■ **INFORMATION PROVIDED**
------------------------------------------------

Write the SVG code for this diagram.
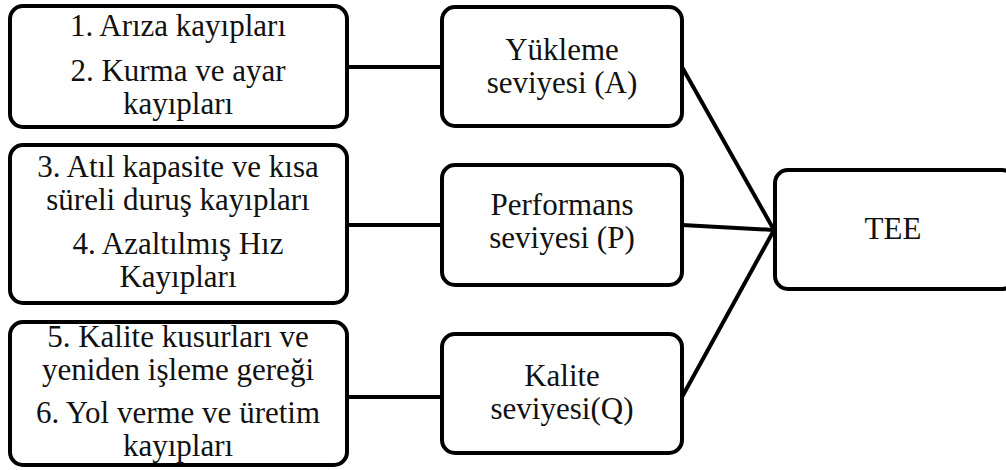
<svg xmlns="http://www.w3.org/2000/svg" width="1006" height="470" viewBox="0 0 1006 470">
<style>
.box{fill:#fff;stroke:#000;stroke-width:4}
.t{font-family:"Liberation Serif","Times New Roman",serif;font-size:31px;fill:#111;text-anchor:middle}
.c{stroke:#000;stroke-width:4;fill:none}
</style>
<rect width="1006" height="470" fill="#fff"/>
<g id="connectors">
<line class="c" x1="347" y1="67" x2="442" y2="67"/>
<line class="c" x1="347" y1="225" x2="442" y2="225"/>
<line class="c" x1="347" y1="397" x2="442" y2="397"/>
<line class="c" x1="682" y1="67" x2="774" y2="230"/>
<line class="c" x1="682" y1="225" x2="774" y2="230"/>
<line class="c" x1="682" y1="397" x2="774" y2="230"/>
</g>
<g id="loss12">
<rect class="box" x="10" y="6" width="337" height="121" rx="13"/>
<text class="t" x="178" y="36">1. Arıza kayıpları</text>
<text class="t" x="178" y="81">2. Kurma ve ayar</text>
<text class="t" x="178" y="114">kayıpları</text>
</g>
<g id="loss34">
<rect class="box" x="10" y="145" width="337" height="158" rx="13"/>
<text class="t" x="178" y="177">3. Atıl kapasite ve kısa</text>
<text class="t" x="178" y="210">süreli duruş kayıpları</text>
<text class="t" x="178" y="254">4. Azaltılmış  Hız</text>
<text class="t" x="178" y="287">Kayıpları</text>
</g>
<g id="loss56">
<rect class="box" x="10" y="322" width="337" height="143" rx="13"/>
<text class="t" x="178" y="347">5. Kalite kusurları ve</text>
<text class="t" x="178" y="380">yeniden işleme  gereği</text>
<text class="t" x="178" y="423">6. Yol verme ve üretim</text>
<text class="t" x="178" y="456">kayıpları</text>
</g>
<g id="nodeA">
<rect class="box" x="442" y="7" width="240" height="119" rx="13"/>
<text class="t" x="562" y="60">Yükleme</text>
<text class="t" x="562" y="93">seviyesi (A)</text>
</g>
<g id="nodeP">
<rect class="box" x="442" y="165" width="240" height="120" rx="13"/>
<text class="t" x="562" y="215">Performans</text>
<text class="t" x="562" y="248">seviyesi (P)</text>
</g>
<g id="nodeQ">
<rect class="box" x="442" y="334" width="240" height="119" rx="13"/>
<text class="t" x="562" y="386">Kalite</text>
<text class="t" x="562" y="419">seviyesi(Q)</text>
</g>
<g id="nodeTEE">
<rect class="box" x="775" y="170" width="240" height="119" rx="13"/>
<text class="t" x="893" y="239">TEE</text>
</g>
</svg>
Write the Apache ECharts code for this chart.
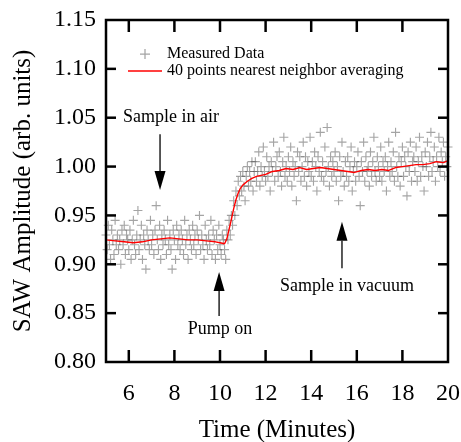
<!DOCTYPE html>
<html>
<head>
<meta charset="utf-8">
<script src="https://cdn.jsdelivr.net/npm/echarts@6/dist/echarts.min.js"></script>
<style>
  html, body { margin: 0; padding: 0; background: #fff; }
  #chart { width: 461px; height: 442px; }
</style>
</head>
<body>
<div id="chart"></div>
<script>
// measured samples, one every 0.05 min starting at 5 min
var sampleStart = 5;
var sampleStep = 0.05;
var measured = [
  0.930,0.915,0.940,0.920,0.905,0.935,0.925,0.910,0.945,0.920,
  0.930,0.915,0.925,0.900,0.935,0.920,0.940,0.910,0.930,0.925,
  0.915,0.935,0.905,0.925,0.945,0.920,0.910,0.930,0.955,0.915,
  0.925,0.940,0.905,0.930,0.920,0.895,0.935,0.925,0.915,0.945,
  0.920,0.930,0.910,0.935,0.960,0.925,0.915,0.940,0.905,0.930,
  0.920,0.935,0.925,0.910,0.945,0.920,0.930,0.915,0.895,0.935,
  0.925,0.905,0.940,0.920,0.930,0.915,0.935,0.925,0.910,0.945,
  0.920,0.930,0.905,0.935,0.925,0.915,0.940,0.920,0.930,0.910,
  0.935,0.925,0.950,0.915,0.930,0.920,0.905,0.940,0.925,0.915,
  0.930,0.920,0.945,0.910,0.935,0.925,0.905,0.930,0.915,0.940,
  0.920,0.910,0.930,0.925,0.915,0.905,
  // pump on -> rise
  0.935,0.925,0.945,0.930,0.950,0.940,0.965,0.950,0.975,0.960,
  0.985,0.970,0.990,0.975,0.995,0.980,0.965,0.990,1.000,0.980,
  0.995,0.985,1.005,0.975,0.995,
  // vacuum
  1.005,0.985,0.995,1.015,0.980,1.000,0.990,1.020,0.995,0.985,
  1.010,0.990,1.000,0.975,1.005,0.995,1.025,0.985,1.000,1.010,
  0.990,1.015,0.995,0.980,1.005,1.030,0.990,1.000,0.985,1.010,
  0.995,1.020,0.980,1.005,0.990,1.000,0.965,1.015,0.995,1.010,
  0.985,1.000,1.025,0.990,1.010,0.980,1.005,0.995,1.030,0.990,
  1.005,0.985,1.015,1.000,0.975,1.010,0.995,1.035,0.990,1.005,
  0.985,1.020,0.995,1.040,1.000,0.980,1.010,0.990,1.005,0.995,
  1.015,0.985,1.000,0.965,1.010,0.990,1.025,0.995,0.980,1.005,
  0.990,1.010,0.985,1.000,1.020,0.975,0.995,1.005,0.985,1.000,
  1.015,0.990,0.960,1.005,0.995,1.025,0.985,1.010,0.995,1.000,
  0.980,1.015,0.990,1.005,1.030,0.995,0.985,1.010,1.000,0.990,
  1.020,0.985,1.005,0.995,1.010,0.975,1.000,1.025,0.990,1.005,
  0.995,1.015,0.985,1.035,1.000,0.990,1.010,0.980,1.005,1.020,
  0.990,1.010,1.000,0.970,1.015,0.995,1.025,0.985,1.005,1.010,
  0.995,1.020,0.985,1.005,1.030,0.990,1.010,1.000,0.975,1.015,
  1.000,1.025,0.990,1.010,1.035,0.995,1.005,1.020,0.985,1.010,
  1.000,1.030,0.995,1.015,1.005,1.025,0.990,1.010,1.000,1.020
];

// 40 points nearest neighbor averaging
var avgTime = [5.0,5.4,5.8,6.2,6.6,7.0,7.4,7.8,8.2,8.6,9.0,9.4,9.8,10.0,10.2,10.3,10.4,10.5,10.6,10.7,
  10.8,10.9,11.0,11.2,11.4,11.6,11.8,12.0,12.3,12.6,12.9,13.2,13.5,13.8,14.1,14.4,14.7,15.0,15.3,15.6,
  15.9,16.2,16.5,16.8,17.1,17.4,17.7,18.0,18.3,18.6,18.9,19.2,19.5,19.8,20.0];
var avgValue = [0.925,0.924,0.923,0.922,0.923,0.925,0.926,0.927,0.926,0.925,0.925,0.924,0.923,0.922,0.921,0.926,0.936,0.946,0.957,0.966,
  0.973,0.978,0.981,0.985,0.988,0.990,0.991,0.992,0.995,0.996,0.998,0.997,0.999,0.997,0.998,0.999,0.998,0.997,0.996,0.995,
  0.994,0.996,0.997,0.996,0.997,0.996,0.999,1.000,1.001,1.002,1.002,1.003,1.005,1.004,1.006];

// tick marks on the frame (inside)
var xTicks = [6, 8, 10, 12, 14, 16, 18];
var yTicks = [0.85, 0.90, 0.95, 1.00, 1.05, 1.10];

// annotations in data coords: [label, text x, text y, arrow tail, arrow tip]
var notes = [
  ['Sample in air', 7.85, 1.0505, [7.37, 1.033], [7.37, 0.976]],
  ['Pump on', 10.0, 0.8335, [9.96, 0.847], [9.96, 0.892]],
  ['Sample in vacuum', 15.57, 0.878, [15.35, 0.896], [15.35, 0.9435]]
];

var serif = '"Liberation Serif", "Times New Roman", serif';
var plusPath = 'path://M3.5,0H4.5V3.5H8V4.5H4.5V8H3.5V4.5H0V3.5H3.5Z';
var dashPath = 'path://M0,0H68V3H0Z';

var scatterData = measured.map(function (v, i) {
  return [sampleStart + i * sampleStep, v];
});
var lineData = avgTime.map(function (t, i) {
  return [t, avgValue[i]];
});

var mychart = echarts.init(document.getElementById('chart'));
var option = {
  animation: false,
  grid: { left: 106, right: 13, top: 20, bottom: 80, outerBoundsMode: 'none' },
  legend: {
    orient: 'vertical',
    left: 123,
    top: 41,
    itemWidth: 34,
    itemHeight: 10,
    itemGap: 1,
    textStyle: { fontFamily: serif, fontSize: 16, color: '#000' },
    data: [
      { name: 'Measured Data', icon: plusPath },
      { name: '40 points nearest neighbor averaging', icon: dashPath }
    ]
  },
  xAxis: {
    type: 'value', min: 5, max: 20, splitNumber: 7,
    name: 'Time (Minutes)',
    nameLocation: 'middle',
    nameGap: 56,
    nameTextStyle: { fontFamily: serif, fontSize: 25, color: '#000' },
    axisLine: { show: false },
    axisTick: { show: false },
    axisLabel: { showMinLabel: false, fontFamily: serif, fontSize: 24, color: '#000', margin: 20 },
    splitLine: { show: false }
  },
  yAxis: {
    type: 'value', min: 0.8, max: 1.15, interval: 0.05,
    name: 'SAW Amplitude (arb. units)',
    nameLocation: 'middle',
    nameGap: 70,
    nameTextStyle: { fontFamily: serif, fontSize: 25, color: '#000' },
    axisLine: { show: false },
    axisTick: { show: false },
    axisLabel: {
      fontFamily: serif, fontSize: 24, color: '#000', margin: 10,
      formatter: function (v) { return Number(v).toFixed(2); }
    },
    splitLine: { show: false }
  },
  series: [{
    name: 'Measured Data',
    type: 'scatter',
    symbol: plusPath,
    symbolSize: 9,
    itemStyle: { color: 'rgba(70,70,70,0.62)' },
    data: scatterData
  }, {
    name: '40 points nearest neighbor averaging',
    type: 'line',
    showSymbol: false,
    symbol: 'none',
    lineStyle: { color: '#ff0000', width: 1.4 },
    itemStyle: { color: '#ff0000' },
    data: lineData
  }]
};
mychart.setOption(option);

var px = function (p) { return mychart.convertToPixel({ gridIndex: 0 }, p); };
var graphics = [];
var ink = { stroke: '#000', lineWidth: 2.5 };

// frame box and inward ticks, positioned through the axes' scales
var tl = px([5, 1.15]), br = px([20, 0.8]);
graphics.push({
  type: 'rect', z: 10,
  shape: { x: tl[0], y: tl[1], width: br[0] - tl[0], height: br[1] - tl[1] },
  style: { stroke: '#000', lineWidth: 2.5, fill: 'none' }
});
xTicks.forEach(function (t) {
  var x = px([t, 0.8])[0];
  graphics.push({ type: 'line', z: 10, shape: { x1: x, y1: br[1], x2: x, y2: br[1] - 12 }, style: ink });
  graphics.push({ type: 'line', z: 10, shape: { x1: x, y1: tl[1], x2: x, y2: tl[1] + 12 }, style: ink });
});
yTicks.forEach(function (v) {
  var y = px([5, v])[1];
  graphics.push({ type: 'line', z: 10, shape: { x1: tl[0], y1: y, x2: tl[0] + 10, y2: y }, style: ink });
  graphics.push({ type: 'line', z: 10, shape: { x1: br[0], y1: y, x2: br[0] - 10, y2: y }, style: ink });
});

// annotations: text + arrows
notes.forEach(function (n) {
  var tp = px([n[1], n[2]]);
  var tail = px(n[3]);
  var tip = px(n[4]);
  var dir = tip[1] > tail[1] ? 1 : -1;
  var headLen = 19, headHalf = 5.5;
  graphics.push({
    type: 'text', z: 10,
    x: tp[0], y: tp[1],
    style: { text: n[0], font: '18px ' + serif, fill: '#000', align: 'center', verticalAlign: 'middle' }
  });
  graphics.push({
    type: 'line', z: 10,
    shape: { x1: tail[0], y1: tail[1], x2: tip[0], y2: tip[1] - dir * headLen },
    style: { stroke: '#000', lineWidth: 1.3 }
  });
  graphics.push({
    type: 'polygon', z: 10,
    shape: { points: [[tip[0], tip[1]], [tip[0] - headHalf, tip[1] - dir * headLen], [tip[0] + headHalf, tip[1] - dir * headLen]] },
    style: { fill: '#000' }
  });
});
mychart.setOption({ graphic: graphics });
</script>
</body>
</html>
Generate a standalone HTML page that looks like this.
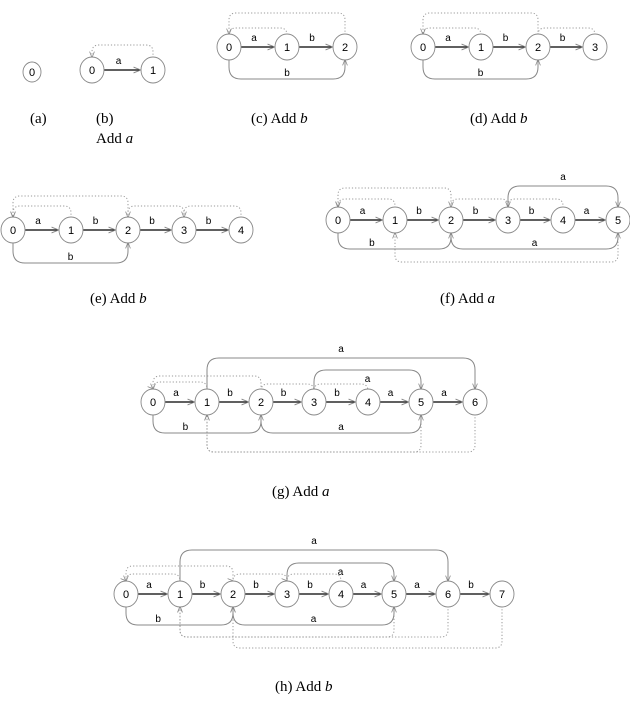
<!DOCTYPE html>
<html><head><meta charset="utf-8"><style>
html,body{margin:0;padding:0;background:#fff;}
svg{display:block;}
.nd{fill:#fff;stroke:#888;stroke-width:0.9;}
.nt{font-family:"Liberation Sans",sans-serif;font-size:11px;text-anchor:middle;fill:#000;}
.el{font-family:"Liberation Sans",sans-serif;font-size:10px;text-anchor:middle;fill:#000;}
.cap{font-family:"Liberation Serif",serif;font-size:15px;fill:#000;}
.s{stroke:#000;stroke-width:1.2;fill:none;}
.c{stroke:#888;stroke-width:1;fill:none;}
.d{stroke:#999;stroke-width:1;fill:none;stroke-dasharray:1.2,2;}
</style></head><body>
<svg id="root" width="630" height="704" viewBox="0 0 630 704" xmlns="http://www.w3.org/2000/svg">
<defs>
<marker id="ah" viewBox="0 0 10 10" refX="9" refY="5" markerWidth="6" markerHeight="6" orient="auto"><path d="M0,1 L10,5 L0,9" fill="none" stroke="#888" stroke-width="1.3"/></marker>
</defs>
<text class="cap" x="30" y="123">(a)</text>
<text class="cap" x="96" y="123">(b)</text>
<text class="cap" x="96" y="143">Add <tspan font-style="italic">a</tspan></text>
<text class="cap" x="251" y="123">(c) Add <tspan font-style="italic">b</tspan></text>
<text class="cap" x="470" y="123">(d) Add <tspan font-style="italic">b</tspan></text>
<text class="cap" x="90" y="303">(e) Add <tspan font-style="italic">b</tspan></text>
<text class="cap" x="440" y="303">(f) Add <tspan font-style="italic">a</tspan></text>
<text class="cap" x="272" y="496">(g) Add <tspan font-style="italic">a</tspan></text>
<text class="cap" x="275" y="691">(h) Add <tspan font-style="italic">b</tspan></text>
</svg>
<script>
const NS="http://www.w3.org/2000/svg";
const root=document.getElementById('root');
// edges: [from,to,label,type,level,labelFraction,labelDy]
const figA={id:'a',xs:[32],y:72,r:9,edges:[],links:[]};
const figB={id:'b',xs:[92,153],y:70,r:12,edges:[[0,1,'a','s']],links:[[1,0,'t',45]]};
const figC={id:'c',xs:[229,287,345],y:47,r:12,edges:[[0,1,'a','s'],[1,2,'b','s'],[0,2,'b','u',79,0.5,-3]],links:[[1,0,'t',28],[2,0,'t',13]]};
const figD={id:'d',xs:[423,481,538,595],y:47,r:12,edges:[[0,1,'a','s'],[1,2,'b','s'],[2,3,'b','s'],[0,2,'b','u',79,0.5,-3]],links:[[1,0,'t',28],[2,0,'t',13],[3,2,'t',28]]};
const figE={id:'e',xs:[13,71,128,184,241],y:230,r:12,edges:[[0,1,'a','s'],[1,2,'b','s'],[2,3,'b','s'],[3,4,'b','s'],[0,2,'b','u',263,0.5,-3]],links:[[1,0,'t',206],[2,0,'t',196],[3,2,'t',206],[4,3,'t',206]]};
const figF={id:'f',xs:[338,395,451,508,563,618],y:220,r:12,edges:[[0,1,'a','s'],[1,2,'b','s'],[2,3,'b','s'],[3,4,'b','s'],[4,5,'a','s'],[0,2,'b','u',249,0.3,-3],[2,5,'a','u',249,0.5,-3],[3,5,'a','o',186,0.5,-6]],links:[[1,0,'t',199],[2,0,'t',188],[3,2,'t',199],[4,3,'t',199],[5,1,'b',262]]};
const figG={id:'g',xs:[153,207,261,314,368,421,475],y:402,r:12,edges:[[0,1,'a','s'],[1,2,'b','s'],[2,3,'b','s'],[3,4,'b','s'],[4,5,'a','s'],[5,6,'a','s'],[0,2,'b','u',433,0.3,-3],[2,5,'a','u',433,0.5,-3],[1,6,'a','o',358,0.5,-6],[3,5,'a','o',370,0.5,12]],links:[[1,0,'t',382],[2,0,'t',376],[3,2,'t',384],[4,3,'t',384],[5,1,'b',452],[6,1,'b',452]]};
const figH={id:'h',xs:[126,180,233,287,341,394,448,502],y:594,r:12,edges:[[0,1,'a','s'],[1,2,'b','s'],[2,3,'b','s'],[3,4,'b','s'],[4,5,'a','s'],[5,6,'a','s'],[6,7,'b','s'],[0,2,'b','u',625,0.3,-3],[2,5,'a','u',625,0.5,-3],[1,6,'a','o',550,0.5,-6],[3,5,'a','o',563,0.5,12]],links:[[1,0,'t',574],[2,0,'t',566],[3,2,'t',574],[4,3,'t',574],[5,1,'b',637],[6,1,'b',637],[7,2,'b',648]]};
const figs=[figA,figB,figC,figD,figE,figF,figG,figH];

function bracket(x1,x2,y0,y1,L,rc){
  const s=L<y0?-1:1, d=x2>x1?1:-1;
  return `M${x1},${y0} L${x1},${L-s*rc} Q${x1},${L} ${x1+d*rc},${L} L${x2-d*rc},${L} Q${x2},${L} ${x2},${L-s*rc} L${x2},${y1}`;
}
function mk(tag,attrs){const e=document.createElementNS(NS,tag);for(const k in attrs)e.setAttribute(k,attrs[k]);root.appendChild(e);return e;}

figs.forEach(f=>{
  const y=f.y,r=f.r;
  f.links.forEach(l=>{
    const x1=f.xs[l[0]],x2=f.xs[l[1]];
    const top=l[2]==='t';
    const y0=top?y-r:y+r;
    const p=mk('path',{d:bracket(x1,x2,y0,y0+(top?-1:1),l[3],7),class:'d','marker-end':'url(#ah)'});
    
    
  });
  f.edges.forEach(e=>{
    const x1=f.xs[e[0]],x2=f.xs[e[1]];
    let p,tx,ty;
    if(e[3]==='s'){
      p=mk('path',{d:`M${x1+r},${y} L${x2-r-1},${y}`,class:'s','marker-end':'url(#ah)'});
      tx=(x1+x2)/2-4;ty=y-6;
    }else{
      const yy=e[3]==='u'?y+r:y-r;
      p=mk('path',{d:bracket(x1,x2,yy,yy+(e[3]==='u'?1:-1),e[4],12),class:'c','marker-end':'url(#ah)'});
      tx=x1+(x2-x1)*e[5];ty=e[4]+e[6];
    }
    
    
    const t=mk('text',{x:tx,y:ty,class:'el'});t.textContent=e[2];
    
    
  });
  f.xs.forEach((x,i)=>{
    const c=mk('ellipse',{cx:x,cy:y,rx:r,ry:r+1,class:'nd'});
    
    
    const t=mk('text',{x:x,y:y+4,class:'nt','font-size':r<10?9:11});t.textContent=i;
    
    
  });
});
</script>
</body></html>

------------------------------------------------

■ **JOB**
Your answer should be only the number of lines that hold the word "this".

■ **RESULT OF THE TASK**
3